You can look back, but you can never travel there.   Forward is the only option. Well standing still is an option too.  It's a temporary option though.

Look back...  learn... forgive...  keep moving forward.   Small steps if you need.  A leap of faith every once in a while.  If you fall short, it's okay.   Pick yourself and know that you tried.  You survived. You are stronger.  Maybe even a little wiser.  Make some good memories.  Memories that make you smile, laugh, blush if you need...  Good Memories.  

Every day is a chance to make a wonderful day.  Note a chance, not a guarantee.  Can't always win that one.  Still if you deliberately try to make wonderful days, I firmly believe you will end up with more wonderful days than if you just sat and hoped for one.  
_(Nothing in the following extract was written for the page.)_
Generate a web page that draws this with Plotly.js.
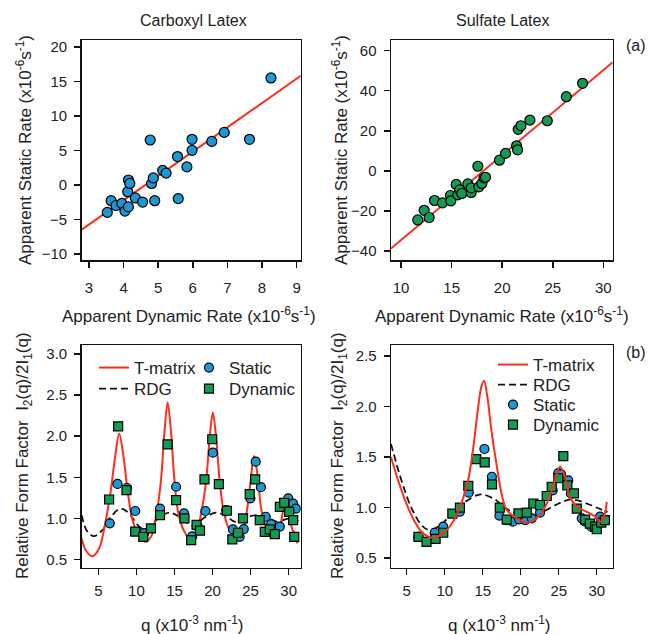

I'm still feeling a little lost.  That's not always a bad thing though.  If you are lost and don't know it... that's bad.   When you know you are lost, you can find your way home. I'm trying to give myself the time for the journey. The time to take in my surroundings so that I can chart the path back to me.  I expect her to be a different me this time.   It's a feeling or an instinct maybe, I just know that life has changed and with it so must I.

What I think matters...  I forget that sometimes.   It's coming back to the surface though.  I'm an admitted over-thinker.  I listen to people tell me that I over think and sometimes discount my own thoughts in self defense. I need to fight that tendency.    What everyone else thinks isn't irrelevant. Still, it needs to be balanced.